§ GIVEN INFORMATION:
[start]

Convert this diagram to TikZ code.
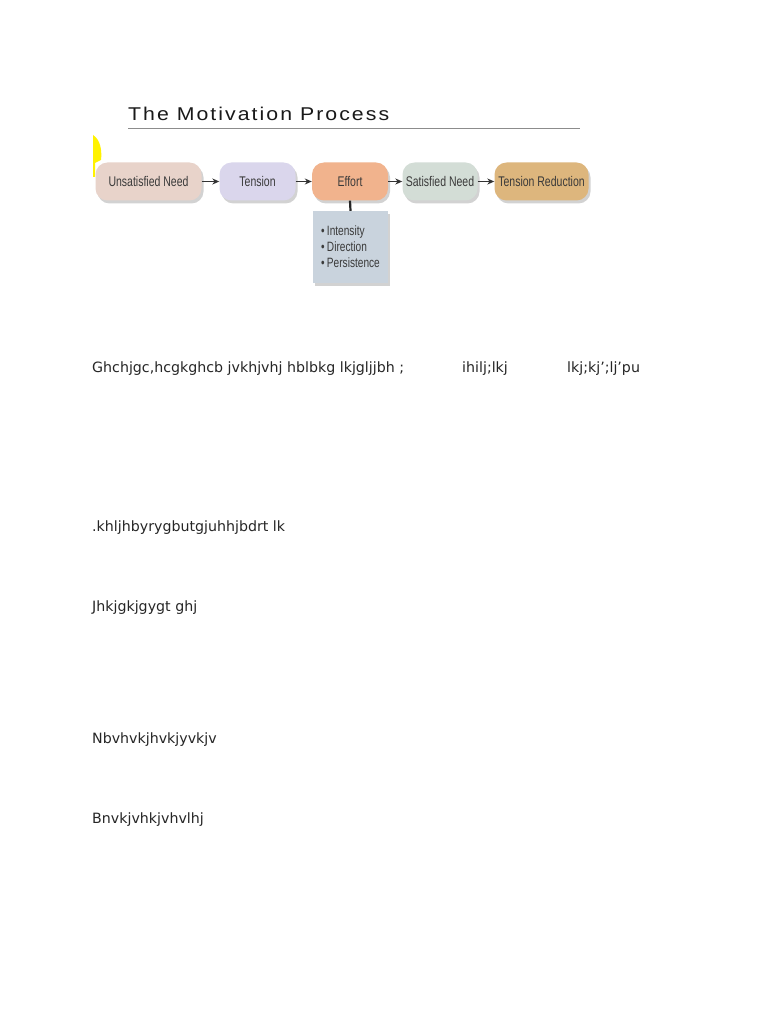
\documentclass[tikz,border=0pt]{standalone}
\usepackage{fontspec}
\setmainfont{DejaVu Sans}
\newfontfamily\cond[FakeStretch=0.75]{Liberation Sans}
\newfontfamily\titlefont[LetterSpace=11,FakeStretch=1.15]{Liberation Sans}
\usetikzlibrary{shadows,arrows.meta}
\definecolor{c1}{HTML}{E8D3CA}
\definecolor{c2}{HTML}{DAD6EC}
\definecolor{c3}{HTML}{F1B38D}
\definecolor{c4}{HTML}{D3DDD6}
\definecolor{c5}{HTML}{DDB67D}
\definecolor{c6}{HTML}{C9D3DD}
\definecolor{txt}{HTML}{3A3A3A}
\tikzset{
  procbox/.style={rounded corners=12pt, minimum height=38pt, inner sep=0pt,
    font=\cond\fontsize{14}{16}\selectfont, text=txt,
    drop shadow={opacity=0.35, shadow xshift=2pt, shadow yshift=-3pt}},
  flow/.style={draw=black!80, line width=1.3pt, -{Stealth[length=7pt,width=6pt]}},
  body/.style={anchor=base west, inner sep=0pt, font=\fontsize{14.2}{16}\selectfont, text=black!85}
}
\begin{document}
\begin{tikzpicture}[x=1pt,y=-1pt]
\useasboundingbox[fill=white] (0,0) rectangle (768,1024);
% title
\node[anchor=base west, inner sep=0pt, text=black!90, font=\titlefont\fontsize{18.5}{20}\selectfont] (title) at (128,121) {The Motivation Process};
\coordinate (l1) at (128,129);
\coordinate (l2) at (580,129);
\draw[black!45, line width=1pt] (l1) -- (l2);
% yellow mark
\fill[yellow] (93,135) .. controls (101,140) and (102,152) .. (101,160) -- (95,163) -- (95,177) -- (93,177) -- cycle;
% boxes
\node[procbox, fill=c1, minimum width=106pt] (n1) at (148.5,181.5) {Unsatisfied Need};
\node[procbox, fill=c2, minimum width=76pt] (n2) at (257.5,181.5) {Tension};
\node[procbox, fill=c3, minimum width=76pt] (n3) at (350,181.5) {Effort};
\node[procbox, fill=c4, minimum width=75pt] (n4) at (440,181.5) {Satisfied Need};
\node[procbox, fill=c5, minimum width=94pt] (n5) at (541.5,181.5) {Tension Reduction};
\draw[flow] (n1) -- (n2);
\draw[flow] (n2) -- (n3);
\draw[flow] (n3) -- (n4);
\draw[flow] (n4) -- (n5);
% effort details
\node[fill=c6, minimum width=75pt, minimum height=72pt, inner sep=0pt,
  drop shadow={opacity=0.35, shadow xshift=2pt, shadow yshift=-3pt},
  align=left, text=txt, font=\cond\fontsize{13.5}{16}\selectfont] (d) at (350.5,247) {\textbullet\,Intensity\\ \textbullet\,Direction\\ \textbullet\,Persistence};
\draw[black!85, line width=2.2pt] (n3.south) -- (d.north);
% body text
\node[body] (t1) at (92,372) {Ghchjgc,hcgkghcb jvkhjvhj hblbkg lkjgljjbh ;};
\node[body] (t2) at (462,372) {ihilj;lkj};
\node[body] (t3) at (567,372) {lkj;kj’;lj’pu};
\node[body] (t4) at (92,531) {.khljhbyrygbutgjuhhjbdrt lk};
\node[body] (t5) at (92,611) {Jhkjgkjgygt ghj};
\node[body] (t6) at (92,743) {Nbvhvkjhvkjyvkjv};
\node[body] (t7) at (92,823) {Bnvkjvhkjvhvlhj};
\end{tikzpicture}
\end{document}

[end]

§ YOUR GOAL:
All of the material above is to be copied exactly, except for its images.

§ RESULT BELOW:
Convert this diagram to TikZ code.
\documentclass[tikz,border=0pt]{standalone}
\usepackage{fontspec}
\setmainfont{DejaVu Sans}
\newfontfamily\cond[FakeStretch=0.75]{Liberation Sans}
\newfontfamily\titlefont[LetterSpace=11,FakeStretch=1.15]{Liberation Sans}
\usetikzlibrary{shadows,arrows.meta}
\definecolor{c1}{HTML}{E8D3CA}
\definecolor{c2}{HTML}{DAD6EC}
\definecolor{c3}{HTML}{F1B38D}
\definecolor{c4}{HTML}{D3DDD6}
\definecolor{c5}{HTML}{DDB67D}
\definecolor{c6}{HTML}{C9D3DD}
\definecolor{txt}{HTML}{3A3A3A}
\tikzset{
  procbox/.style={rounded corners=12pt, minimum height=38pt, inner sep=0pt,
    font=\cond\fontsize{14}{16}\selectfont, text=txt,
    drop shadow={opacity=0.35, shadow xshift=2pt, shadow yshift=-3pt}},
  flow/.style={draw=black!80, line width=1.3pt, -{Stealth[length=7pt,width=6pt]}},
  body/.style={anchor=base west, inner sep=0pt, font=\fontsize{14.2}{16}\selectfont, text=black!85}
}
\begin{document}
\begin{tikzpicture}[x=1pt,y=-1pt]
\useasboundingbox[fill=white] (0,0) rectangle (768,1024);
% title
\node[anchor=base west, inner sep=0pt, text=black!90, font=\titlefont\fontsize{18.5}{20}\selectfont] (title) at (128,121) {The Motivation Process};
\coordinate (l1) at (128,129);
\coordinate (l2) at (580,129);
\draw[black!45, line width=1pt] (l1) -- (l2);
% yellow mark
\fill[yellow] (93,135) .. controls (101,140) and (102,152) .. (101,160) -- (95,163) -- (95,177) -- (93,177) -- cycle;
% boxes
\node[procbox, fill=c1, minimum width=106pt] (n1) at (148.5,181.5) {Unsatisfied Need};
\node[procbox, fill=c2, minimum width=76pt] (n2) at (257.5,181.5) {Tension};
\node[procbox, fill=c3, minimum width=76pt] (n3) at (350,181.5) {Effort};
\node[procbox, fill=c4, minimum width=75pt] (n4) at (440,181.5) {Satisfied Need};
\node[procbox, fill=c5, minimum width=94pt] (n5) at (541.5,181.5) {Tension Reduction};
\draw[flow] (n1) -- (n2);
\draw[flow] (n2) -- (n3);
\draw[flow] (n3) -- (n4);
\draw[flow] (n4) -- (n5);
% effort details
\node[fill=c6, minimum width=75pt, minimum height=72pt, inner sep=0pt,
  drop shadow={opacity=0.35, shadow xshift=2pt, shadow yshift=-3pt},
  align=left, text=txt, font=\cond\fontsize{13.5}{16}\selectfont] (d) at (350.5,247) {\textbullet\,Intensity\\ \textbullet\,Direction\\ \textbullet\,Persistence};
\draw[black!85, line width=2.2pt] (n3.south) -- (d.north);
% body text
\node[body] (t1) at (92,372) {Ghchjgc,hcgkghcb jvkhjvhj hblbkg lkjgljjbh ;};
\node[body] (t2) at (462,372) {ihilj;lkj};
\node[body] (t3) at (567,372) {lkj;kj’;lj’pu};
\node[body] (t4) at (92,531) {.khljhbyrygbutgjuhhjbdrt lk};
\node[body] (t5) at (92,611) {Jhkjgkjgygt ghj};
\node[body] (t6) at (92,743) {Nbvhvkjhvkjyvkjv};
\node[body] (t7) at (92,823) {Bnvkjvhkjvhvlhj};
\end{tikzpicture}
\end{document}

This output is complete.